▶ _REQUIRED WORK_
Leaving out the pictures, retype the lines from the beginning of the listing through the line containing "const colorMin = 1499.73, colorMax = 1551.3;".

▶ _SUPPLIED MATERIAL_
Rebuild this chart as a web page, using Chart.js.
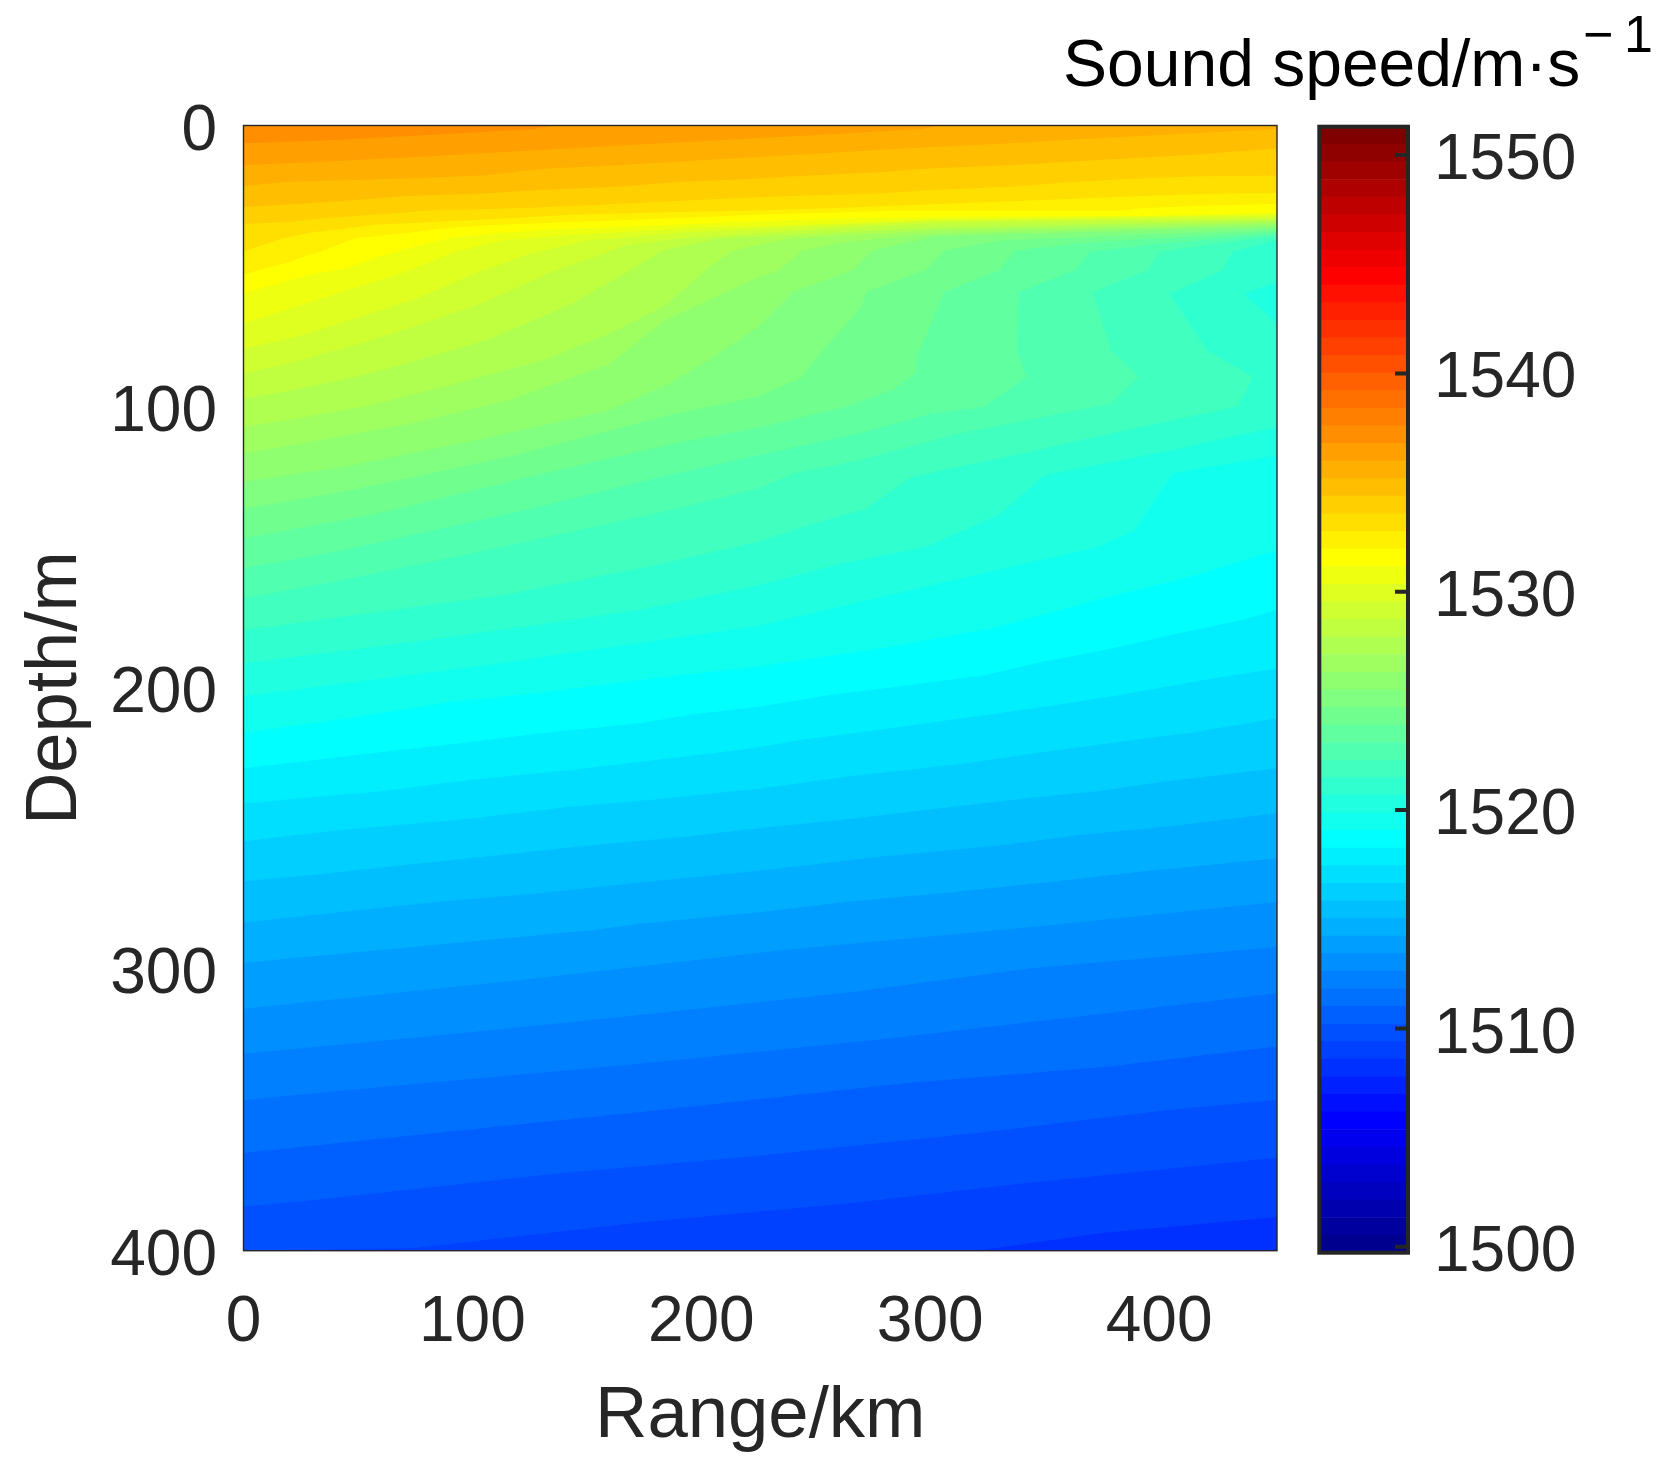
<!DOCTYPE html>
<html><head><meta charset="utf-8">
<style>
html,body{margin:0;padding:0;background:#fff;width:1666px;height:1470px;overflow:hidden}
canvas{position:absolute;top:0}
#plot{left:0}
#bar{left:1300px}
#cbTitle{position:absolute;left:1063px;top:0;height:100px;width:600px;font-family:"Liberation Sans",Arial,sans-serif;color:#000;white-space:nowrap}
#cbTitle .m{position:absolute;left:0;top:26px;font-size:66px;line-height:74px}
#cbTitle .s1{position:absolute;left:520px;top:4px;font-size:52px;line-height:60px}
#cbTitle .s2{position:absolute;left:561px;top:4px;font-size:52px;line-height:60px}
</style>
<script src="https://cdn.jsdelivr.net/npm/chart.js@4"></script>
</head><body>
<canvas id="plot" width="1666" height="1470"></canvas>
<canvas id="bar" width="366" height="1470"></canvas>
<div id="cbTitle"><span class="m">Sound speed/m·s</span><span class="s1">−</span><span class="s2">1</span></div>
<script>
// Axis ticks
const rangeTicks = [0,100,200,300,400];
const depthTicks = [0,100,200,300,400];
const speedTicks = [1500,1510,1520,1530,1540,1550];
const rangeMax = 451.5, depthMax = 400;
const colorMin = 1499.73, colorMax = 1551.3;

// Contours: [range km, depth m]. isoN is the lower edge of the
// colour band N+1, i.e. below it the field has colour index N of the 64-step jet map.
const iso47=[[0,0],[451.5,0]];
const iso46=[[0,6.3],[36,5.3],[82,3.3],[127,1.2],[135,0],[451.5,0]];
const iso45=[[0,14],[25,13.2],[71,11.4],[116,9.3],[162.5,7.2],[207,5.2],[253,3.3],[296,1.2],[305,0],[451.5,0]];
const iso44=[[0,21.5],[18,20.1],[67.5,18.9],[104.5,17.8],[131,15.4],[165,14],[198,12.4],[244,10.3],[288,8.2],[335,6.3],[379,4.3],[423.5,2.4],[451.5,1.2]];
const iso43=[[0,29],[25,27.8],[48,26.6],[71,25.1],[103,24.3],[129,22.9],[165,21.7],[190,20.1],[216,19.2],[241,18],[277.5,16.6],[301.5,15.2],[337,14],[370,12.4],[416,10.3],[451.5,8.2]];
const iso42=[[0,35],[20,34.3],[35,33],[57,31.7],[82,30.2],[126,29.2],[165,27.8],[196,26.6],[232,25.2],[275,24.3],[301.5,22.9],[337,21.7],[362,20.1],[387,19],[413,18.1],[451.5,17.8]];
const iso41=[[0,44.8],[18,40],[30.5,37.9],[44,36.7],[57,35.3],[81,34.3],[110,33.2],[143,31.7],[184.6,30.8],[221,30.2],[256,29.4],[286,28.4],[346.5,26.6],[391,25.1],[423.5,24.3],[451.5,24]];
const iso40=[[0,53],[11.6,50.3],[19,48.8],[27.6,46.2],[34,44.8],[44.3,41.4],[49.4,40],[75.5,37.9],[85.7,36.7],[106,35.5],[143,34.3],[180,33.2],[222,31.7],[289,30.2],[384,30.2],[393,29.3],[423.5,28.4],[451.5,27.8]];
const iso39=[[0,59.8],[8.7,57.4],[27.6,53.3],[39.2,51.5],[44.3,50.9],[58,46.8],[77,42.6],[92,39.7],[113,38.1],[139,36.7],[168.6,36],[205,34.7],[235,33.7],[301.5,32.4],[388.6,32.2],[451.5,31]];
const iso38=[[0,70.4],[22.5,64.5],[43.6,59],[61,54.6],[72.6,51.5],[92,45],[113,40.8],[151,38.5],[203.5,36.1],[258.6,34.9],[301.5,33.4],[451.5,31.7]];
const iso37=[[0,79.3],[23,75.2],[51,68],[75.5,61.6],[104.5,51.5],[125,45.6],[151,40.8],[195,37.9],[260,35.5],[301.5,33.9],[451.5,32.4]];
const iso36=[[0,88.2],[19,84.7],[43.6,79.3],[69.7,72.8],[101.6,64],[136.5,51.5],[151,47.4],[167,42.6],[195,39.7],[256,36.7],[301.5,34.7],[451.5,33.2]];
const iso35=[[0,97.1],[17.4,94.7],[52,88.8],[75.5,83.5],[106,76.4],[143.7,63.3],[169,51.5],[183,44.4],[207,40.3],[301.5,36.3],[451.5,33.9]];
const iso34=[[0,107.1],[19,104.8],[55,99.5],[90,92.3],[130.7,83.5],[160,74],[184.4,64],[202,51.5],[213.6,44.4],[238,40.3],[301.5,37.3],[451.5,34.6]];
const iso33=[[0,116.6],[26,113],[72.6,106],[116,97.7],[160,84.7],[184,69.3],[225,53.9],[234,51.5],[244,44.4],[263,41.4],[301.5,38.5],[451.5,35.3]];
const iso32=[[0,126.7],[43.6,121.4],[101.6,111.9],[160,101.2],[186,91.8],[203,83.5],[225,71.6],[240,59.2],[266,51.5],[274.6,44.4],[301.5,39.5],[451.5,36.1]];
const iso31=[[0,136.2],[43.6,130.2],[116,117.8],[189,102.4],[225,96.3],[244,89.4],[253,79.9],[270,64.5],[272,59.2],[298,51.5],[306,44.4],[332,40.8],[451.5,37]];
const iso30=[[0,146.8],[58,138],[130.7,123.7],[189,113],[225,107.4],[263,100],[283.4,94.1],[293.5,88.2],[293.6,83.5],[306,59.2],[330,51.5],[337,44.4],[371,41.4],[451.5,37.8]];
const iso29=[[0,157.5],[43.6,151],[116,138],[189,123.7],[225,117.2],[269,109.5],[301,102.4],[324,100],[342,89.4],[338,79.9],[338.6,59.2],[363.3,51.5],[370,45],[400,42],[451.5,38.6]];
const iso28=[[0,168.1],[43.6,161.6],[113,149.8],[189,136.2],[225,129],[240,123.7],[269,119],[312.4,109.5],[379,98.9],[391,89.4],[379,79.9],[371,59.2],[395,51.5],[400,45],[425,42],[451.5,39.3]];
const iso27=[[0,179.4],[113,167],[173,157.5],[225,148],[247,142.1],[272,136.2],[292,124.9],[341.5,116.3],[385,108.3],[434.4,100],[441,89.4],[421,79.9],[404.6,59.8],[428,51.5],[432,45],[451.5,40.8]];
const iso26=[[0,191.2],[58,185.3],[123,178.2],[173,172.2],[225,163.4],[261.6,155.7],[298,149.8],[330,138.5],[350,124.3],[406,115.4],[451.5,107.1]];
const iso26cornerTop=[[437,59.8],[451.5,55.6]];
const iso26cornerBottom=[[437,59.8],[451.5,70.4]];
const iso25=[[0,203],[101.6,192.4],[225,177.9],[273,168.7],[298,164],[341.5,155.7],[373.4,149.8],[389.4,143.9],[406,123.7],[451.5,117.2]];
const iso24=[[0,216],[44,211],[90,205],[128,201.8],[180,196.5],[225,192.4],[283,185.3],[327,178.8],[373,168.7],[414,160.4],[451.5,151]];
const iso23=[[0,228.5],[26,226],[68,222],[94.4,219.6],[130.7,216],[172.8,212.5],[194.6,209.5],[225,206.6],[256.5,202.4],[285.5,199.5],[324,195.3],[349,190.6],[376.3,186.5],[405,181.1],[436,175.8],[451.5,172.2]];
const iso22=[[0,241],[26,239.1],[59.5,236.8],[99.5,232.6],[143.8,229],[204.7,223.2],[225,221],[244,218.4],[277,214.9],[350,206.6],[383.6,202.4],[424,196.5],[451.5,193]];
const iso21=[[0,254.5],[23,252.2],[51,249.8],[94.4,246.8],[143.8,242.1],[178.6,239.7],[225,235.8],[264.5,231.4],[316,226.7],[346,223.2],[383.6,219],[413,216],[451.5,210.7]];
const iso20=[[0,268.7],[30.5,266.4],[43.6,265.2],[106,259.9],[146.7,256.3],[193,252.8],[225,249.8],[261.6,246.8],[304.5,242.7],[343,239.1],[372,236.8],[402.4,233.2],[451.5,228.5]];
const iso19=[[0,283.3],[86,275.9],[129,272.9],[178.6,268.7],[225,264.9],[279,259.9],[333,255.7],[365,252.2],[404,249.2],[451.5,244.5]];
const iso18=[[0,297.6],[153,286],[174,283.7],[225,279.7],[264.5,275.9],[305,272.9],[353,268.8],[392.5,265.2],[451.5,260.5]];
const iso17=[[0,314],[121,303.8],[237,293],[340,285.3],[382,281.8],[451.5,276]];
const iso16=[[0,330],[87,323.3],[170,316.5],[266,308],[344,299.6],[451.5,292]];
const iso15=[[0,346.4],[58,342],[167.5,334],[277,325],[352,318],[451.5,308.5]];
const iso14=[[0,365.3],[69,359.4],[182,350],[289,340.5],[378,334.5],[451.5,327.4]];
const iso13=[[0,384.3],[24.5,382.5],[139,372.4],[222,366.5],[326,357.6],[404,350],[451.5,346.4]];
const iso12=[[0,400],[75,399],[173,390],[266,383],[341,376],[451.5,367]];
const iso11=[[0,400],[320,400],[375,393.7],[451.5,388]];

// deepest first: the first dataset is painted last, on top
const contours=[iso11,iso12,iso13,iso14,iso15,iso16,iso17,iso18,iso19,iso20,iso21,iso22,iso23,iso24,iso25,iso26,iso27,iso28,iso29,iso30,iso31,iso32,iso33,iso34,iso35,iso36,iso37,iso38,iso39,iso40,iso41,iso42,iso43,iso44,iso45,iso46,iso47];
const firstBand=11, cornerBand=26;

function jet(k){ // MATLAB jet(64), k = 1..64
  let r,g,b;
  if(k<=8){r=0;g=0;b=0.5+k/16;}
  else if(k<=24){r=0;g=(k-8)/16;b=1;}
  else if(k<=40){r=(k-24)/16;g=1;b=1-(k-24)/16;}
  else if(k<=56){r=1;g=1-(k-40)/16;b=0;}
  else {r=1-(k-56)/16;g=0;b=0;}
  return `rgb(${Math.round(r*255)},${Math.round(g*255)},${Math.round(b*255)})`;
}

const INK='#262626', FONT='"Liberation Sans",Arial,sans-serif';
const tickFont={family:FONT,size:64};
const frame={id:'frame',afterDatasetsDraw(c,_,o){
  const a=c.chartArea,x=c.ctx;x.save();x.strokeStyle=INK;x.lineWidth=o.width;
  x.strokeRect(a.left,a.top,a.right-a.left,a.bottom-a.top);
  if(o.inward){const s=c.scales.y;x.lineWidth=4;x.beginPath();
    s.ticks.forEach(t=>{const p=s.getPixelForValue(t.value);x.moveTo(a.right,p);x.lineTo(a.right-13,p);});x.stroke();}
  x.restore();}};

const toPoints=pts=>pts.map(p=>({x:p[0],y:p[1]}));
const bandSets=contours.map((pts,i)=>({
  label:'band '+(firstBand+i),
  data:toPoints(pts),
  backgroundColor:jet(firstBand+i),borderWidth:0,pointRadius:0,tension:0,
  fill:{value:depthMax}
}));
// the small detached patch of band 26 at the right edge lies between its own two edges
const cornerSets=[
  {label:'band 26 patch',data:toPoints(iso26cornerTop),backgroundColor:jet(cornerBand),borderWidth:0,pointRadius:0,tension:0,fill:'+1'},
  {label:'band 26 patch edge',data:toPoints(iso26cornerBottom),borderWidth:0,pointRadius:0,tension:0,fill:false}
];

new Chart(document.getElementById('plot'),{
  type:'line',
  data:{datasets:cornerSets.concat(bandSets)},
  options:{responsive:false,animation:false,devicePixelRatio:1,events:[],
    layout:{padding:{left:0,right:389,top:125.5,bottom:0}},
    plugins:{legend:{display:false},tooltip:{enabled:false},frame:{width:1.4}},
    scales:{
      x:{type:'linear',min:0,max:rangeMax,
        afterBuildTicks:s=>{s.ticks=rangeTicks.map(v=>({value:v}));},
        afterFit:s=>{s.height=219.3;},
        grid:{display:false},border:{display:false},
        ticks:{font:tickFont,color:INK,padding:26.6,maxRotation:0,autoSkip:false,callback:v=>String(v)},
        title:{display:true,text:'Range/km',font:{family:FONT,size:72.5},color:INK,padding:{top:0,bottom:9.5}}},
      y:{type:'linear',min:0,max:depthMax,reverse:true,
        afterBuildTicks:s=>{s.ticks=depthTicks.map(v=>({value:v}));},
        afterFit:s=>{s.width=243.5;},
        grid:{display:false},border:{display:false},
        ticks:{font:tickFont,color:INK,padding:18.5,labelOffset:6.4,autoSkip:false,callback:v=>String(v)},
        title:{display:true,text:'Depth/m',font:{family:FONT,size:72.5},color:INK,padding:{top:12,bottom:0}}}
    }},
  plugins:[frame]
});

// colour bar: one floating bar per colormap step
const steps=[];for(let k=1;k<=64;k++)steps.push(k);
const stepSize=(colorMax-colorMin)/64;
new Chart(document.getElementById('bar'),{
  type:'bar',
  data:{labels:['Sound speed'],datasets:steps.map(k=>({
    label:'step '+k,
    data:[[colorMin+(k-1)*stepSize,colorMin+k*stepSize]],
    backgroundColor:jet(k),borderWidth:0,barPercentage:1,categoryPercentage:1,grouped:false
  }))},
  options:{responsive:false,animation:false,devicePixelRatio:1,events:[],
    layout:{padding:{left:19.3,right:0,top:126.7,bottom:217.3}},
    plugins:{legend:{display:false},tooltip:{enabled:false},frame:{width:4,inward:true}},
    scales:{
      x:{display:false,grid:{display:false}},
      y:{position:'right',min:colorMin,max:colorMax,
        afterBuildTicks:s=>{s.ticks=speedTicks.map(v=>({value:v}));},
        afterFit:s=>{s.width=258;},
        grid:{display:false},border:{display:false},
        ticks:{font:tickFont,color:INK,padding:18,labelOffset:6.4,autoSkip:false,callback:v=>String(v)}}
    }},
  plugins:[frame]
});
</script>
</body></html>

▶ _TASK SOLUTION_
Rebuild this chart as a web page, using Chart.js.
<!DOCTYPE html>
<html><head><meta charset="utf-8">
<style>
html,body{margin:0;padding:0;background:#fff;width:1666px;height:1470px;overflow:hidden}
canvas{position:absolute;top:0}
#plot{left:0}
#bar{left:1300px}
#cbTitle{position:absolute;left:1063px;top:0;height:100px;width:600px;font-family:"Liberation Sans",Arial,sans-serif;color:#000;white-space:nowrap}
#cbTitle .m{position:absolute;left:0;top:26px;font-size:66px;line-height:74px}
#cbTitle .s1{position:absolute;left:520px;top:4px;font-size:52px;line-height:60px}
#cbTitle .s2{position:absolute;left:561px;top:4px;font-size:52px;line-height:60px}
</style>
<script src="https://cdn.jsdelivr.net/npm/chart.js@4"></script>
</head><body>
<canvas id="plot" width="1666" height="1470"></canvas>
<canvas id="bar" width="366" height="1470"></canvas>
<div id="cbTitle"><span class="m">Sound speed/m·s</span><span class="s1">−</span><span class="s2">1</span></div>
<script>
// Axis ticks
const rangeTicks = [0,100,200,300,400];
const depthTicks = [0,100,200,300,400];
const speedTicks = [1500,1510,1520,1530,1540,1550];
const rangeMax = 451.5, depthMax = 400;
const colorMin = 1499.73, colorMax = 1551.3;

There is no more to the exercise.